In Sons for the Return Home, Albert Wendt paints a picture of two lovers: a Samoan boy living in New Zealand, and a white New Zealander girl. Their love is an unlikely one, for when the story begins the boy is very withdrawn and against all things New Zealand, including all pakeha (white people). The girl, ironically, is exactly that—a beautiful, popular, white girl, unknowledgeable in the ways of the Samoans. As the two get to know each other better and fall more in love, their differences start to disappear and they start to discover that their homes are within each other. However, Sons for the Return Home exemplifies the fact that while we can find our home in another person, it is not quite so simple; it is not an all or nothing feeling.

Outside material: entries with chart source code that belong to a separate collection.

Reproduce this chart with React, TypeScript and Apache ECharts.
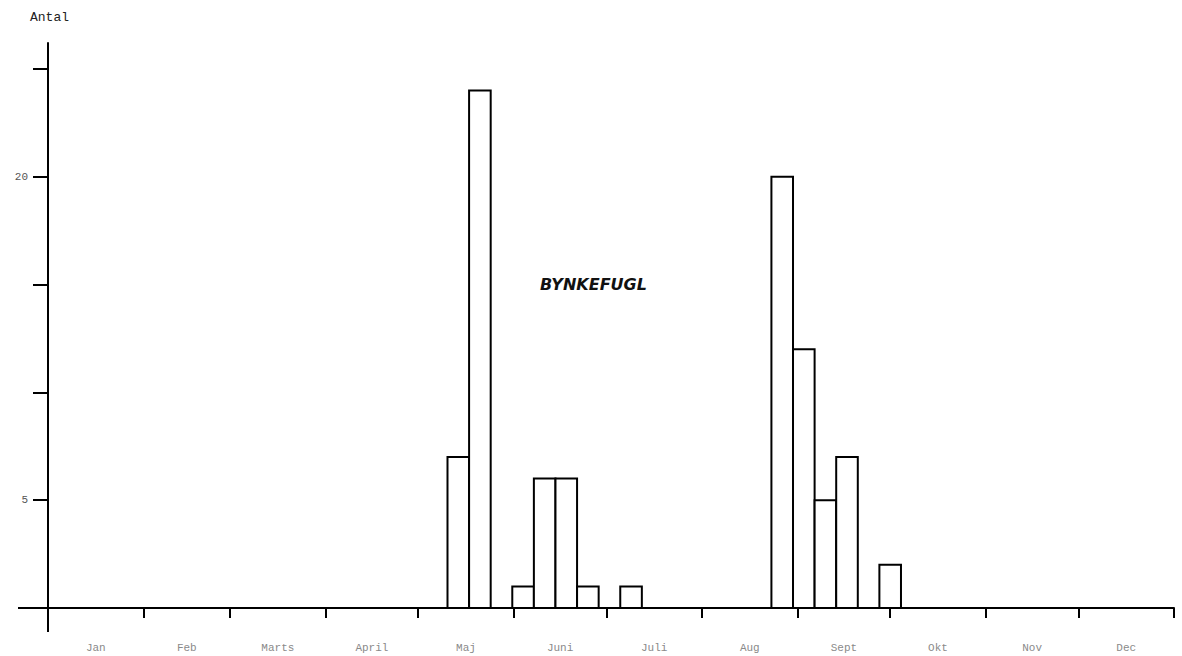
import React, { useEffect, useRef } from "react";
import * as echarts from "echarts";

// Weekly counts (week number of the year)
const weeks = [19, 20, 22, 23, 24, 25, 27, 34, 35, 36, 37, 39];
const counts = [7, 24, 1, 6, 6, 1, 1, 20, 12, 5, 7, 2];

// Month names and lengths (x axis in days of the year)
const months = ["Jan", "Feb", "Marts", "April", "Maj", "Juni", "Juli", "Aug", "Sept", "Okt", "Nov", "Dec"];
const monthDays = [31, 28, 31, 30, 31, 30, 31, 31, 30, 31, 30, 31];

// Y tick values and labelled values
const yTicks = [0, 5, 10, 15, 20, 25];
const yLabels = [5, 20];

const title = "BYNKEFUGL";
const yName = "Antal";

const WEEK_OFFSET = 3.5; // day offset of week 1 start

export default function App() {
  const ref = useRef<HTMLDivElement>(null);
  useEffect(() => {
    if (!ref.current) return;
    const chart = echarts.init(ref.current, null, { renderer: "svg" });

    const bounds: number[] = [0];
    monthDays.forEach((d) => bounds.push(bounds[bounds.length - 1] + d));
    const mids = months.map((_, i) => (bounds[i] + bounds[i + 1]) / 2);

    const data = weeks.map((w, i) => [(w - 1) * 7 + WEEK_OFFSET, counts[i]]);

    const mono = "'Liberation Mono', 'DejaVu Sans Mono', monospace";

    chart.setOption({
      animation: false,
      backgroundColor: "#ffffff",
      grid: { left: 48, right: 8, top: 43, bottom: 48 },
      xAxis: {
        type: "value",
        min: 0,
        max: 365,
        splitLine: { show: false },
        axisLine: { show: true, lineStyle: { color: "#000", width: 2 } },
        axisTick: {
          show: true,
          customValues: bounds,
          length: 10,
          lineStyle: { color: "#000", width: 2 },
        },
        axisLabel: {
          show: true,
          customValues: mids,
          margin: 34,
          color: "#8a8a8a",
          fontFamily: mono,
          fontSize: 11,
          formatter: (v: number) => {
            let idx = 0;
            let best = Infinity;
            mids.forEach((m, i) => {
              if (Math.abs(m - v) < best) {
                best = Math.abs(m - v);
                idx = i;
              }
            });
            return months[idx];
          },
        },
      },
      yAxis: {
        type: "value",
        min: 0,
        max: 26.2,
        splitLine: { show: false },
        axisLine: { show: true, lineStyle: { color: "#000", width: 2 } },
        axisTick: {
          show: true,
          customValues: yTicks,
          length: 15,
          lineStyle: { color: "#000", width: 2 },
        },
        axisLabel: {
          show: true,
          customValues: yLabels,
          margin: 20,
          color: "#555",
          fontFamily: mono,
          fontSize: 11,
        },
      },
      graphic: [
        {
          type: "text",
          left: 30,
          top: 11,
          style: { text: yName, fill: "#222", font: `13px ${mono}` },
        },
        {
          type: "text",
          left: 540,
          top: 276,
          style: {
            text: title,
            fill: "#111",
            font: "italic bold 16px 'DejaVu Sans', sans-serif",
          },
        },
        {
          type: "line",
          shape: { x1: 48, y1: 608, x2: 48, y2: 632 },
          style: { stroke: "#000", lineWidth: 2 },
        },
        {
          type: "line",
          shape: { x1: 18, y1: 608, x2: 48, y2: 608 },
          style: { stroke: "#000", lineWidth: 2 },
        },
      ],
      series: [
        {
          type: "custom",
          data,
          renderItem: (params: any, api: any) => {
            const start = api.value(0);
            const val = api.value(1);
            const p0 = api.coord([start, 0]);
            const p1 = api.coord([start + 7, val]);
            return {
              type: "rect",
              shape: {
                x: p0[0],
                y: p1[1],
                width: p1[0] - p0[0],
                height: p0[1] - p1[1],
              },
              style: { fill: "#fff", stroke: "#000", lineWidth: 2 },
            };
          },
        },
      ],
    });
    return () => chart.dispose();
  }, []);
  return (
    <div
      ref={ref}
      style={{ position: "fixed", left: 0, top: 0, width: 1182, height: 656 }}
    />
  );
}
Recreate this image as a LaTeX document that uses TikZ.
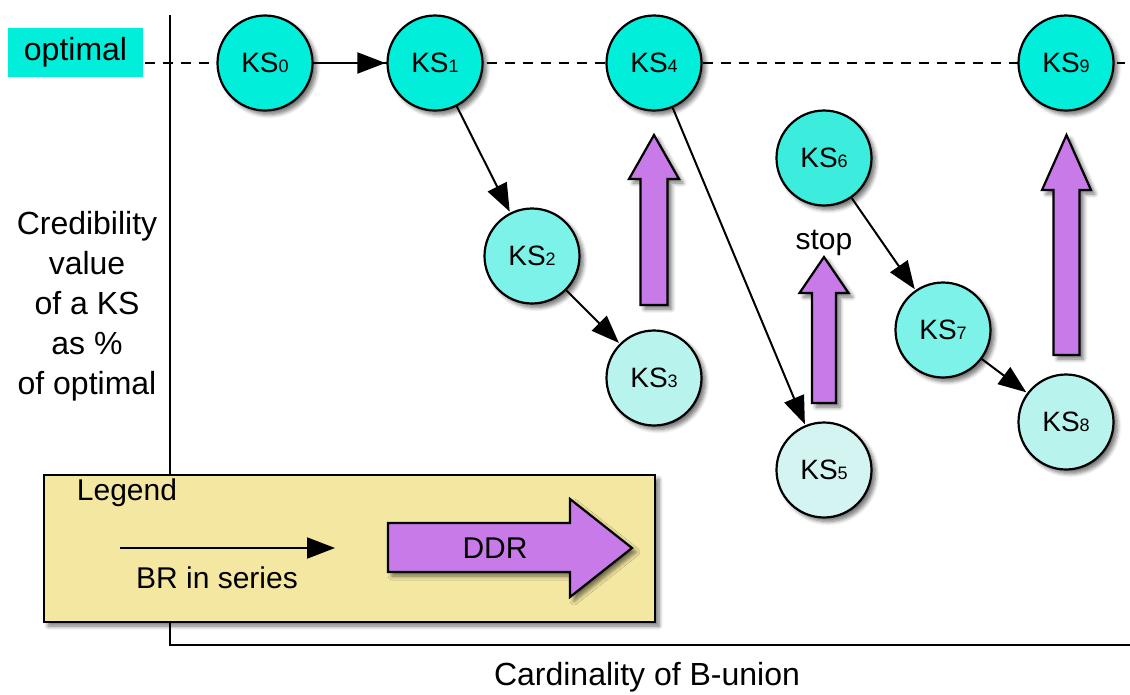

The boy has been ill at ease in New Zealand since his arrival there as a child, and although the girl is a native of New Zealand, she has a troubled home life which prevents her from being fully happy there. However, Wendt proves that once they are together, they finally realize a type of home, created out of their love. For example, Wendt says they were, “living totally within each other’s laughter and warmth and flesh, as summer flowered towards Christmas” (50). The home we are speaking of is obviously not a physical thing, and therefore is a conceptual thing. It is pretty safe to say that most people would explain a conceptual home as one where someone feels safe, content, and accepted. It is the happiness and “warmth” in this case that the two get from each other that creates their type of home, because are not those two things what an ideal home should be? Further, two pages later, Wendt says the boy “felt at home in [the city] for the first time in his life” (52). It is an incredible concept that simply having someone special with you in an otherwise hated or meaningless place can make that place a home.
However, this is not a perfect concept. Although the characters are able to find homes within each other’s love and company, the feeling of safety and joy cannot be constant. The best example of this is when the boy takes the girl to the Samoan church party. Wendt emphasizes that the boy knew that the girl was uncomfortable and unprepared for the party, but did nothing to stop it because he wanted her to experience the feeling of being an outsider. She becomes so uncomfortable, in fact, that, “returning alone when the dance ended, she sat down beside him and he noticed that she was on the verge of tears” (62). Clearly, in this situation, the girl is unable to feel at home in his natural setting, despite the fact that he is there. Likewise, when the girl brings him to her party, he is isolated and uncomfortable himself. These scenes are shown as proof that even though the two can be totally at home when they are alone together, in their respective larger societies it is not so simple.
If we take these ideas into our own lives, it is interesting to observe who makes us feel at home, and whether it is lasting. The best example I can think of from my own life is the summer I spent in Africa when I was seventeen. I was of course a complete outside, both in looks and culture. I did my best to be outgoing but it was nonetheless challenging to feel like I wasn’t being stared at all the time, or being called at from the streets. In the beginning, I was no doubt enjoying the different culture but I couldn’t help but feel ill at ease. None of that lasted too long, though, because it didn’t take me very long to fall in love. I don’t mean fall in love like the story in Sons for the Return Home, but I mean fall in love with all the orphans I was teaching and taking care of. Loving them gave me a reason to be there, and being loved by them made me not want to leave, made me feel like I belonged there. Still, like the boy and girl, it wasn’t a constant feeling, because there were still times when I felt so out of place. Since everyone knew I was from a foreign country, they always wanted to talk to me, and even though I was trying to be a shining volunteer changing the world, I was still human who got into bad moods and wanted to walk alone! I think, if I may be allowed to use this example in comparison to the story in the book, I understand how powerful love is in making someone feel comfortable and full of joy.